El hecho de que el debate público soslaye las cuestiones de orden social, que permanecen sepultadas bajo el rifirrafe identitario y el conflicto catalán, contribuye a impulsar la deserción de esa parte del electorado. Si algo hace muy bien la derecha es meter ruido: dicta las partituras, multiplica las voces y dirige las atronadoras orquestas. Con el ruido, sabe que moviliza a los suyos e inhibe a una parte de los otros, cuyos problemas de supervivencia no sienten reflejados en lo que se discute. En la subida del salario mínimo interprofesional, la aprobación de los presupuestos, la promoción de medidas sociales y el desplazamiento del debate hacia esos ejes se juega su difícil continuidad más allá de las urnas el Gobierno de Pedro Sánchez. Lo perverso es que buena parte de ello no resulta posible sin la complicidad del nacionalismo catalán y, por lo tanto, sin dar ocasión a más ruido.

Si lo expuesto hasta ahora —a título de hipótesis— es válido, la lucha contra la desigualdad —¡ahí es nada!— se vuelve decisiva para frenar la abstención electoral y mejorar las expectativas de gobierno de la izquierda y, más allá de todo eso, para conjurar el riesgo de que la abstención mude en una participación que dé soporte al neofranquismo emergente.


Miguel Rodríguez Muñoz es licenciado en Derecho, veterano militante del MCA-Lliberación y miembro en la actualidad de Acción en Red, así como autor de dos libros de relatos: Movimientos migratorios (1995) y El guerrero del interfaz (1996); un volumen de artículos, La cáscara amarga (1999); un libro de aforismos, Contra la gravedad (2006) y dos novelas, Memoria de la lluvia (2002) y Transatlántico (2014), publicados en KRK.

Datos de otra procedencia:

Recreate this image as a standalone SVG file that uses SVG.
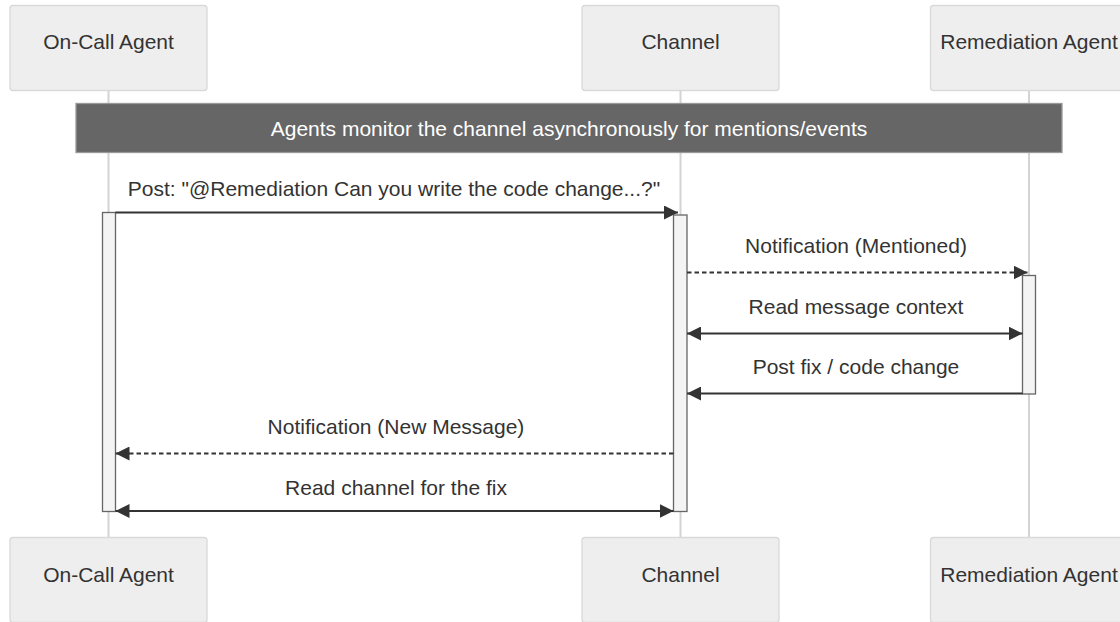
<svg xmlns="http://www.w3.org/2000/svg" width="1120" height="622" viewBox="0 0 1120 622">
  <defs>
    <marker id="arrow" viewBox="0 0 14 14" refX="14" refY="7" markerWidth="14" markerHeight="14" markerUnits="userSpaceOnUse" orient="auto-start-reverse">
      <path d="M0,0 L14,7 L0,14 z" fill="#333"/>
    </marker>
  </defs>
  <style>
    .actor { fill: #eeeeee; stroke: #d9d9d9; stroke-width: 1.3; }
    .actor-text { font-family: "Liberation Sans", Arial, sans-serif; font-size: 21px; fill: #333; text-anchor: middle; }
    .lifeline { stroke: #d3d3d3; stroke-width: 2; }
    .note { fill: #666666; stroke: #999999; stroke-width: 1.3; }
    .note-text { font-family: "Liberation Sans", Arial, sans-serif; font-size: 21px; fill: #ffffff; text-anchor: middle; }
    .act { fill: #f4f4f4; stroke: #666666; stroke-width: 1.3; }
    .msg { stroke: #333; stroke-width: 2; fill: none; }
    .dotted { stroke-dasharray: 4.5 3; }
    .msg-text { font-family: "Liberation Sans", Arial, sans-serif; font-size: 21px; fill: #333; text-anchor: middle; }
  </style>
  <rect width="1120" height="622" fill="#ffffff"/>

  <g id="lifelines">
    <line class="lifeline" x1="108.5" y1="90" x2="108.5" y2="537"/>
    <line class="lifeline" x1="680.5" y1="90" x2="680.5" y2="537"/>
    <line class="lifeline" x1="1029" y1="90" x2="1029" y2="537"/>
  </g>

  <g id="actor-oncall-top">
    <rect class="actor" x="10" y="5.5" width="197" height="85" rx="3"/>
    <text class="actor-text" x="108.5" y="49">On-Call Agent</text>
  </g>
  <g id="actor-channel-top">
    <rect class="actor" x="582" y="5.5" width="197" height="85" rx="3"/>
    <text class="actor-text" x="680.5" y="49">Channel</text>
  </g>
  <g id="actor-remediation-top">
    <rect class="actor" x="930.5" y="5.5" width="197" height="85" rx="3"/>
    <text class="actor-text" x="1029" y="49">Remediation Agent</text>
  </g>

  <g id="note">
    <rect class="note" x="76" y="103.5" width="986" height="49"/>
    <text class="note-text" x="569" y="135.5">Agents monitor the channel asynchronously for mentions/events</text>
  </g>

  <g id="activations">
    <rect id="act-oncall" class="act" x="102.5" y="212.5" width="13" height="299"/>
    <rect id="act-channel" class="act" x="673.5" y="215" width="13.5" height="296.5"/>
    <rect id="act-remediation" class="act" x="1022.5" y="275.5" width="13" height="118.5"/>
  </g>

  <g id="connectors">
    <line class="msg" x1="115.5" y1="212.5" x2="678" y2="212.5" marker-end="url(#arrow)"/>
    <line class="msg dotted" x1="687" y1="272.5" x2="1027.5" y2="272.5" marker-end="url(#arrow)"/>
    <line class="msg" x1="687" y1="333.5" x2="1022.5" y2="333.5" marker-start="url(#arrow)" marker-end="url(#arrow)"/>
    <line class="msg" x1="1022.5" y1="393.5" x2="687" y2="393.5" marker-end="url(#arrow)"/>
    <line class="msg dotted" x1="673.5" y1="453.5" x2="115.5" y2="453.5" marker-end="url(#arrow)"/>
    <line class="msg" x1="115.5" y1="511" x2="673.5" y2="511" marker-start="url(#arrow)" marker-end="url(#arrow)"/>
  </g>

  <g id="labels">
    <text class="msg-text" x="394" y="196">Post: "@Remediation Can you write the code change...?"</text>
    <text class="msg-text" x="856" y="253">Notification (Mentioned)</text>
    <text class="msg-text" x="856" y="314">Read message context</text>
    <text class="msg-text" x="856" y="374">Post fix / code change</text>
    <text class="msg-text" x="396" y="434">Notification (New Message)</text>
    <text class="msg-text" x="396" y="495">Read channel for the fix</text>
  </g>

  <g id="actor-oncall-bottom">
    <rect class="actor" x="10" y="537.5" width="197" height="85" rx="3"/>
    <text class="actor-text" x="108.5" y="581.5">On-Call Agent</text>
  </g>
  <g id="actor-channel-bottom">
    <rect class="actor" x="582" y="537.5" width="197" height="85" rx="3"/>
    <text class="actor-text" x="680.5" y="581.5">Channel</text>
  </g>
  <g id="actor-remediation-bottom">
    <rect class="actor" x="930.5" y="537.5" width="197" height="85" rx="3"/>
    <text class="actor-text" x="1029" y="581.5">Remediation Agent</text>
  </g>
</svg>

4 comments on “Sobre la abstención

  1. Guillermo Quintas Alonso

    En los próximos días remitiré al diario LEVANTE un artículo titulado ‘¿»Dónde estaremos en cinco semanas»?’ en el que me ocupo del mismo tema. Te remitiré el enlace para que puedas seguir mi análisis que, en esencia, ha de coincidir con el tuyo.

    Me preocupa que se esté hablando de VOX hasta otorgarle una presencia que por sí mismo nunca hubiera logrado. La abstención pasa al cuarto de los trastos! Guillermo Quintás.